Projet de loi "Asile et Immigration"
Enfin, la FFB suit de près le projet de loi "Asile et immigration". Compte tenu des déclarations récentes de plusieurs ministres, ainsi que des éléments à notre disposition, un titre de séjour "métier en tension" semble envisagé. La FFB prend acte de cette orientation, notre profession étant très créatrice d’emplois. Il resterait toutefois nécessaire de distinguer le cas d’une personne qui exerçait une activité professionnelle en situation régulière et n’a pas vu son titre de séjour renouvelé de celui d’une personne ayant toujours été en situation irrégulière.
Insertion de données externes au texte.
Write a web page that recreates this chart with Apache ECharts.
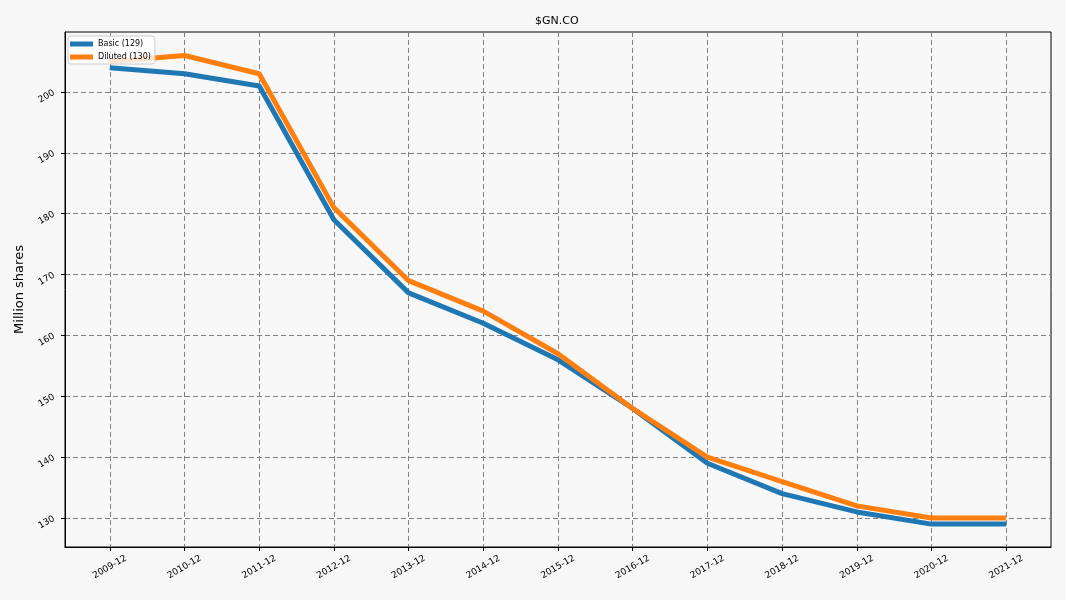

La Fédération souhaite que l’apprentissage du français ne soit pas financé par les seules entreprises, alors que celles-ci contribuent déjà largement aux différents dispositifs de formation professionnelle. Il est également indispensable de s’assurer que les personnes pouvant bénéficier d’un titre de séjour "métier en tension" aient les compétences requises pour travailler sur les chantiers ; le simple fait d’intervenir sur un chantier en situation irrégulière ne saurait l’assurer.
De plus, la FFB rappelle sa proposition, portée lors des Assises du BTP, de limiter la sous-traitance en cascade à deux ou trois niveaux. Au-delà, en effet, la multiplication des intervenants peut favoriser en bout de chaîne des situations de travail illégal. La Fédération renouvelle également sa demande d’un contrôle accru des chantiers, notamment en soirée et pendant les week-ends. La Carte BTP mise en place depuis plusieurs années, à l’instigation de la profession, facilite ce contrôle. Tous les salariés qui "accomplissent, dirigent ou organisent, même à titre occasionnel, secondaire ou accessoire" des travaux de bâtiment ou des travaux publics doivent l’avoir en leur possession. Enfin, il serait important de répondre, dans le projet de loi, à la problématique du droit au séjour des jeunes étrangers ayant bénéficié d’un contrat d’apprentissage et justifiant d’une embauche à leur majorité, mesure portée par la FFB lors des élections législatives de juin 2022.